Monitoring of a locally running application

Sometimes it is useful to take a look at the metrics of an application running in your local environment. You might want to test your application’s metrics exporter itself or you are working on some functionality that is easily observable through exposed metrics.
As discussed above the Prometheus server manages the list of the exporter endpoints to be scraped. The interval at which scraping happens is also defined in the Prometheus server configuration. It is typically not possible to use the central Prometheus server to scrape metrics from your local machine.
There are several ways to collect and visualize metrics from a locally running application:
Run a Prometheus server and Grafana locally, set them up to scrape metrics from your application, and make a dashboard in Grafana to visualize it. This way requires significant effort to start scraping metrics and can be too overwhelming for such a purpose.
Manually access the exporter endpoint in a browser and check the metrics snapshot. In most cases, it is enough to see the immediate value of a metric, but it might not be enough if you care about metric value changes over time. Especially for gauge type metrics, it is usually necessary to see a series of metric values.
Use tools that will collect metrics from specified endpoints and visualize them. That is where the Metricat application can be helpful.

Meet Metricat

Metricat is a macOS application for recording and visualizing metrics from a specified endpoint. It can be used to record metrics not only from local but also from remote exporters.

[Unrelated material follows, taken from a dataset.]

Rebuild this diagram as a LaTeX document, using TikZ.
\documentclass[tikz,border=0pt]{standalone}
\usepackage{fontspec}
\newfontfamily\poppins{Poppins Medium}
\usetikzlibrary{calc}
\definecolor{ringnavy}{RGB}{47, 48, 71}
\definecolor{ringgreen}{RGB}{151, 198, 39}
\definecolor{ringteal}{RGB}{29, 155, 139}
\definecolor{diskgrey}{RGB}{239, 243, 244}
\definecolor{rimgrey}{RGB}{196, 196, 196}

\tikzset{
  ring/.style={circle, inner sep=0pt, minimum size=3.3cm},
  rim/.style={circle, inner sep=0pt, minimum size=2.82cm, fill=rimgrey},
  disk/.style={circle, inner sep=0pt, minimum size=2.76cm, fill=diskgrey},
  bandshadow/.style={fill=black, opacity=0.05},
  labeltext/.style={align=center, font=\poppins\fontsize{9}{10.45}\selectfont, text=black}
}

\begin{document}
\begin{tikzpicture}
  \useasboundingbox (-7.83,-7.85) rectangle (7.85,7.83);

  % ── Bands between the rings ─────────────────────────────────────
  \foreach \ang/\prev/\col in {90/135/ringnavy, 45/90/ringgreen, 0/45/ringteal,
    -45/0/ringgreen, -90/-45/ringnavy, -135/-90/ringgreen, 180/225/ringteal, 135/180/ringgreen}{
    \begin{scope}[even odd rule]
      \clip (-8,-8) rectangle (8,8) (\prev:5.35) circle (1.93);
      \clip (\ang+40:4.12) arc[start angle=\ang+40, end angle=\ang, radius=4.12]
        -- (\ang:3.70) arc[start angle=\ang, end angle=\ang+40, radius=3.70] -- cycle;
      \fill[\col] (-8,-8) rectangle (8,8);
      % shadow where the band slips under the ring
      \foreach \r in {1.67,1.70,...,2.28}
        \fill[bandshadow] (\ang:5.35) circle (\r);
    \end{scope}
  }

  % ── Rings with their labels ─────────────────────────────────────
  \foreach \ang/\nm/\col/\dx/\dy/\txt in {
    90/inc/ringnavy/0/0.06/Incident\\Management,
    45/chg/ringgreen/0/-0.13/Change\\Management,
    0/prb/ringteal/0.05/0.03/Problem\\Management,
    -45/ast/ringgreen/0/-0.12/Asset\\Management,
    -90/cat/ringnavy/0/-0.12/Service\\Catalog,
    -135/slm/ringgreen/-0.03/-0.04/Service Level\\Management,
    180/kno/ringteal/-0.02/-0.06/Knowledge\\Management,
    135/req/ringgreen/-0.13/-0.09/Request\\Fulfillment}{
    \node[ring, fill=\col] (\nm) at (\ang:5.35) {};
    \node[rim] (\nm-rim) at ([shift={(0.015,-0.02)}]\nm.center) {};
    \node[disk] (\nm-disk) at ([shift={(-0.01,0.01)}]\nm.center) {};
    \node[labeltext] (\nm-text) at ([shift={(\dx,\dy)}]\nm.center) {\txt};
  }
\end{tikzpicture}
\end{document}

There are several scenarios where Metricat might be handy for a developer.

Local development and debugging

Since Metricat is running locally, you can freely record metrics from any locally running application. This can help with the development and testing of monitorable applications.

Recording metrics with high resolution

The scraping interval can be set freely in Metricat, even once per second. This opens the possibility for recording high-resolution metrics from the server even in production. It's not common to have such a high-resolution scraping interval in production systems, so this feature might help to catch metric changes that are invisible in production Grafana.

Export scraped metrics

After scraping metrics with Metricat, selected metrics can be exported to a CSV file to be used in any other visualization or data analysis tool for further investigation.

Metricat UI

After installing and running the app you will see the connection screen. You can enter your exporter URL and desired interval between scrapings.

After recording starts you will see the list of recordings from which you can choose the one you are interested in and begin monitoring.

Summary

Making server application monitorable is a part of hygiene in the software development world nowadays. We looked at Prometheus, one of the most popular monitoring systems. Discussed how to test metrics exporter of your application locally and use it for debugging of your application.

You can download Metricat and give it a try. It is still in development, more features are planned to be added in the near future, like recent exporters list and query language support.